How Does Corrosion Affect Fire Sprinkler Systems?

Among the most expensive consequences of corrosion is it’s impact on the functionality of sprinkler pipes. Corrosion that has built up inside of the pipes can lead to leaks, which limit the effectiveness of the fire sprinkler system by reducing water flow, and at times, entirely blocking the flow of water to a sprinkler in the most dire of situations.

Perhaps the worst part of the corrosion that occurs in fire sprinkler systems is that it’s not uncommon for the corrosion to be undetected or unnoticed until a leak develops. When the system has a major issue like a leak, the occupants and owners of the facility or building actually got extremely lucky. Had this occurred during a fire, the resulting damage or injuries could potentially be devastating.

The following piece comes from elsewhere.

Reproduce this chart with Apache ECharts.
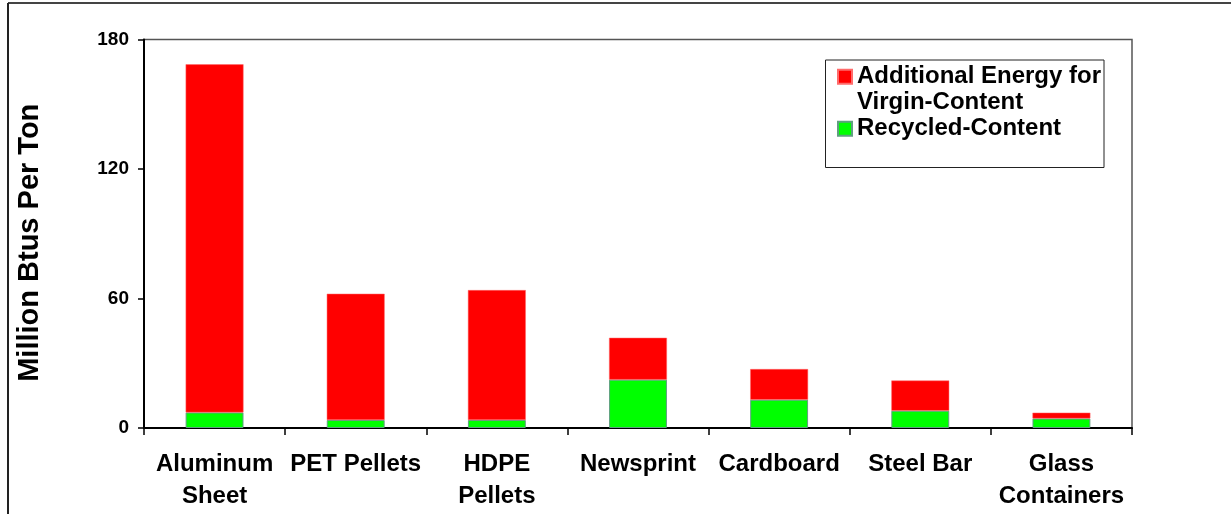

How Can Fire Sprinkler Corrosion be Prevented?

Unless fire sprinkler systems are regularly inspected, issues like these could lie dormant until an emergency occurs, at which point it could be too late. To prevent problems with your fire sprinkler system being discovered too late, make sure to put your system under a proper and thorough maintenance schedule, including the replacement of worn or malfunctioning components. Seek out top-notch inspection companies, and ensure they are performing quality inspections, including internal obstruction inspections, regularly.